-- Problem description --
Reproduce the listing below word for word, with no pictures.

-- Recorded information --
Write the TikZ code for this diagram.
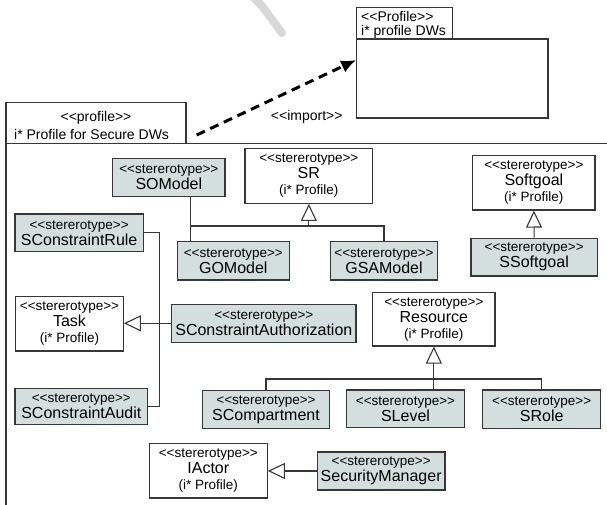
\documentclass[tikz,border=0pt]{standalone}
\usepackage{fontspec}
\setmainfont{Liberation Sans}[Ligatures=TeXOff]
\usetikzlibrary{arrows.meta}
\definecolor{stfill}{RGB}{212,222,222}
\definecolor{edge}{RGB}{55,55,55}
\definecolor{faintgray}{RGB}{215,215,215}
\newcommand\stlabel{{\fontsize{13.5}{16}\selectfont <<stererotype>>}}
\newcommand\nm[1]{{\fontsize{16}{16}\selectfont #1}}
\newcommand\istar{{\fontsize{13.5}{16}\selectfont (i* Profile)}}
\tikzset{
  base/.style={draw=edge, line width=1.2pt, inner sep=0pt, align=center,
    font=\fontsize{14}{16}\selectfont},
  plain/.style={base, fill=white},
  shaded/.style={base, fill=stfill},
  conn/.style={draw=edge, line width=1.1pt},
  gen/.style={conn, -{Triangle[open, length=17pt, width=16pt, line width=1.1pt]}},
  txt/.style={inner sep=0pt, font=\fontsize{14}{16}\selectfont},
}
\begin{document}
\begin{tikzpicture}[x=1pt, y=-1pt]
\useasboundingbox (0,0) rectangle (607,505);

% faint stroke in the top margin
\draw[faintgray, line width=8pt, line cap=round] (252,-4) -- (262,6) -- (282,33);

% imported profile package
\draw[edge, line width=1.1pt] (356.7,7.3) rectangle (452.7,39);
\node[draw=edge, line width=1.1pt, minimum width=191.3pt, minimum height=79pt, inner sep=0pt]
  (dws) at (452.35,78.5) {};
\node[txt, anchor=west] (dwsst) at (361,16) {<<Profile>>};
\node[txt, anchor=west] (dwsname) at (361,32) {i* profile DWs};

% package frame of the secure profile
\draw[edge, line width=1.1pt] (6,505) -- (6,102.7) -- (186,102.7) -- (186,143.3);
\draw[edge, line width=1.1pt] (6,143.3) -- (607,143.3);
\node[txt] (pst) at (96,118) {<<profile>>};
\node[txt, anchor=west] (pname) at (14,134) {i* Profile for Secure DWs};

% import dependency
\coordinate (imps) at (196.7,135);
\coordinate (impe) at (356.2,60);
\draw[black, line width=3pt, dash pattern=on 9pt off 6pt,
  -{Latex[length=15pt, width=13pt]}] (imps) -- (impe);
\node[txt] (implabel) at (306.7,117) {<<import>>};

% stereotypes
\node[plain, minimum width=127.7pt, minimum height=55pt] (SR) at (308.85,175.8)
  {\stlabel\\\nm{SR}\\\istar};
\node[shaded, minimum width=112.3pt, minimum height=38.4pt] (SOModel) at (168.85,177.5)
  {\stlabel\\\nm{SOModel}};
\node[shaded, minimum width=112pt, minimum height=38.3pt] (GOModel) at (233.3,260.85)
  {\stlabel\\\nm{GOModel}};
\node[shaded, minimum width=106.6pt, minimum height=38.3pt] (GSAModel) at (384,260.85)
  {\stlabel\\\nm{GSAModel}};
\node[plain, minimum width=122.3pt, minimum height=54.3pt] (Softgoal) at (533.85,182.85)
  {\stlabel\\\nm{Softgoal}\\\istar};
\node[shaded, minimum width=126.3pt, minimum height=37.7pt] (SSoftgoal) at (534.15,257.15)
  {\stlabel\\\nm{SSoftgoal}};
\node[shaded, minimum width=128.3pt, minimum height=37.7pt] (SCRule) at (79.15,232.85)
  {\stlabel\\\nm{SConstraintRule}};
\node[plain, minimum width=107.6pt, minimum height=54.3pt] (Task) at (69.5,323.85)
  {\stlabel\\\nm{Task}\\\istar};
\node[shaded, minimum width=184.3pt, minimum height=38pt] (SCAuth) at (263.85,323.3)
  {\stlabel\\\nm{SConstraintAuthorization}};
\node[shaded, minimum width=132.7pt, minimum height=36pt] (SCAudit) at (81.35,406.3)
  {\stlabel\\\nm{SConstraintAudit}};
\node[plain, minimum width=122.3pt, minimum height=53.3pt] (Resource) at (433.85,319.35)
  {\stlabel\\\nm{Resource}\\\istar};
\node[shaded, minimum width=126.6pt, minimum height=37.6pt] (SComp) at (266,409.5)
  {\stlabel\\\nm{SCompartment}};
\node[shaded, minimum width=117.6pt, minimum height=37.7pt] (SLevel) at (405.5,408.85)
  {\stlabel\\\nm{SLevel}};
\node[shaded, minimum width=118pt, minimum height=38.7pt] (SRole) at (541.7,409.35)
  {\stlabel\\\nm{SRole}};
\node[plain, minimum width=118pt, minimum height=54.7pt] (IActor) at (208.3,470.65)
  {\stlabel\\\nm{IActor}\\\istar};
\node[shaded, minimum width=127.7pt, minimum height=38pt] (SecMgr) at (381.15,471)
  {\stlabel\\\nm{SecurityManager}};

% SR specialisations
\coordinate (srj) at (190.7,226);
\coordinate (srm) at (SR.south |- srj);
\draw[conn] (SOModel.south -| srj) -- (GOModel.north -| srj);
\draw[conn] (srj) -- (srm) -| (GSAModel.north);
\draw[gen] (srm) -- (SR.south);

% Softgoal specialisation
\draw[gen] (SSoftgoal.north) -- (Softgoal.south);

% Task specialisations
\coordinate (tj) at (159.3,323.5);
\draw[conn] (SCRule.east) -| (tj);
\draw[conn] (SCAudit.east) -| (tj);
\draw[gen] (SCAuth.west) -- (Task.east |- SCAuth.west);

% Resource specialisations
\coordinate (rj) at (Resource.south |- 0,379);
\draw[conn] (SComp.north) |- (rj) -| (SRole.north);
\draw[gen] (SLevel.north -| rj) -- (Resource.south);

% IActor specialisation
\draw[gen] (SecMgr.west) -- (IActor.east |- SecMgr.west);
\end{tikzpicture}
\end{document}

-- Answer to this exercise --
Write the TikZ code for this diagram.
\documentclass[tikz,border=0pt]{standalone}
\usepackage{fontspec}
\setmainfont{Liberation Sans}[Ligatures=TeXOff]
\usetikzlibrary{arrows.meta}
\definecolor{stfill}{RGB}{212,222,222}
\definecolor{edge}{RGB}{55,55,55}
\definecolor{faintgray}{RGB}{215,215,215}
\newcommand\stlabel{{\fontsize{13.5}{16}\selectfont <<stererotype>>}}
\newcommand\nm[1]{{\fontsize{16}{16}\selectfont #1}}
\newcommand\istar{{\fontsize{13.5}{16}\selectfont (i* Profile)}}
\tikzset{
  base/.style={draw=edge, line width=1.2pt, inner sep=0pt, align=center,
    font=\fontsize{14}{16}\selectfont},
  plain/.style={base, fill=white},
  shaded/.style={base, fill=stfill},
  conn/.style={draw=edge, line width=1.1pt},
  gen/.style={conn, -{Triangle[open, length=17pt, width=16pt, line width=1.1pt]}},
  txt/.style={inner sep=0pt, font=\fontsize{14}{16}\selectfont},
}
\begin{document}
\begin{tikzpicture}[x=1pt, y=-1pt]
\useasboundingbox (0,0) rectangle (607,505);

% faint stroke in the top margin
\draw[faintgray, line width=8pt, line cap=round] (252,-4) -- (262,6) -- (282,33);

% imported profile package
\draw[edge, line width=1.1pt] (356.7,7.3) rectangle (452.7,39);
\node[draw=edge, line width=1.1pt, minimum width=191.3pt, minimum height=79pt, inner sep=0pt]
  (dws) at (452.35,78.5) {};
\node[txt, anchor=west] (dwsst) at (361,16) {<<Profile>>};
\node[txt, anchor=west] (dwsname) at (361,32) {i* profile DWs};

% package frame of the secure profile
\draw[edge, line width=1.1pt] (6,505) -- (6,102.7) -- (186,102.7) -- (186,143.3);
\draw[edge, line width=1.1pt] (6,143.3) -- (607,143.3);
\node[txt] (pst) at (96,118) {<<profile>>};
\node[txt, anchor=west] (pname) at (14,134) {i* Profile for Secure DWs};

% import dependency
\coordinate (imps) at (196.7,135);
\coordinate (impe) at (356.2,60);
\draw[black, line width=3pt, dash pattern=on 9pt off 6pt,
  -{Latex[length=15pt, width=13pt]}] (imps) -- (impe);
\node[txt] (implabel) at (306.7,117) {<<import>>};

% stereotypes
\node[plain, minimum width=127.7pt, minimum height=55pt] (SR) at (308.85,175.8)
  {\stlabel\\\nm{SR}\\\istar};
\node[shaded, minimum width=112.3pt, minimum height=38.4pt] (SOModel) at (168.85,177.5)
  {\stlabel\\\nm{SOModel}};
\node[shaded, minimum width=112pt, minimum height=38.3pt] (GOModel) at (233.3,260.85)
  {\stlabel\\\nm{GOModel}};
\node[shaded, minimum width=106.6pt, minimum height=38.3pt] (GSAModel) at (384,260.85)
  {\stlabel\\\nm{GSAModel}};
\node[plain, minimum width=122.3pt, minimum height=54.3pt] (Softgoal) at (533.85,182.85)
  {\stlabel\\\nm{Softgoal}\\\istar};
\node[shaded, minimum width=126.3pt, minimum height=37.7pt] (SSoftgoal) at (534.15,257.15)
  {\stlabel\\\nm{SSoftgoal}};
\node[shaded, minimum width=128.3pt, minimum height=37.7pt] (SCRule) at (79.15,232.85)
  {\stlabel\\\nm{SConstraintRule}};
\node[plain, minimum width=107.6pt, minimum height=54.3pt] (Task) at (69.5,323.85)
  {\stlabel\\\nm{Task}\\\istar};
\node[shaded, minimum width=184.3pt, minimum height=38pt] (SCAuth) at (263.85,323.3)
  {\stlabel\\\nm{SConstraintAuthorization}};
\node[shaded, minimum width=132.7pt, minimum height=36pt] (SCAudit) at (81.35,406.3)
  {\stlabel\\\nm{SConstraintAudit}};
\node[plain, minimum width=122.3pt, minimum height=53.3pt] (Resource) at (433.85,319.35)
  {\stlabel\\\nm{Resource}\\\istar};
\node[shaded, minimum width=126.6pt, minimum height=37.6pt] (SComp) at (266,409.5)
  {\stlabel\\\nm{SCompartment}};
\node[shaded, minimum width=117.6pt, minimum height=37.7pt] (SLevel) at (405.5,408.85)
  {\stlabel\\\nm{SLevel}};
\node[shaded, minimum width=118pt, minimum height=38.7pt] (SRole) at (541.7,409.35)
  {\stlabel\\\nm{SRole}};
\node[plain, minimum width=118pt, minimum height=54.7pt] (IActor) at (208.3,470.65)
  {\stlabel\\\nm{IActor}\\\istar};
\node[shaded, minimum width=127.7pt, minimum height=38pt] (SecMgr) at (381.15,471)
  {\stlabel\\\nm{SecurityManager}};

% SR specialisations
\coordinate (srj) at (190.7,226);
\coordinate (srm) at (SR.south |- srj);
\draw[conn] (SOModel.south -| srj) -- (GOModel.north -| srj);
\draw[conn] (srj) -- (srm) -| (GSAModel.north);
\draw[gen] (srm) -- (SR.south);

% Softgoal specialisation
\draw[gen] (SSoftgoal.north) -- (Softgoal.south);

% Task specialisations
\coordinate (tj) at (159.3,323.5);
\draw[conn] (SCRule.east) -| (tj);
\draw[conn] (SCAudit.east) -| (tj);
\draw[gen] (SCAuth.west) -- (Task.east |- SCAuth.west);

% Resource specialisations
\coordinate (rj) at (Resource.south |- 0,379);
\draw[conn] (SComp.north) |- (rj) -| (SRole.north);
\draw[gen] (SLevel.north -| rj) -- (Resource.south);

% IActor specialisation
\draw[gen] (SecMgr.west) -- (IActor.east |- SecMgr.west);
\end{tikzpicture}
\end{document}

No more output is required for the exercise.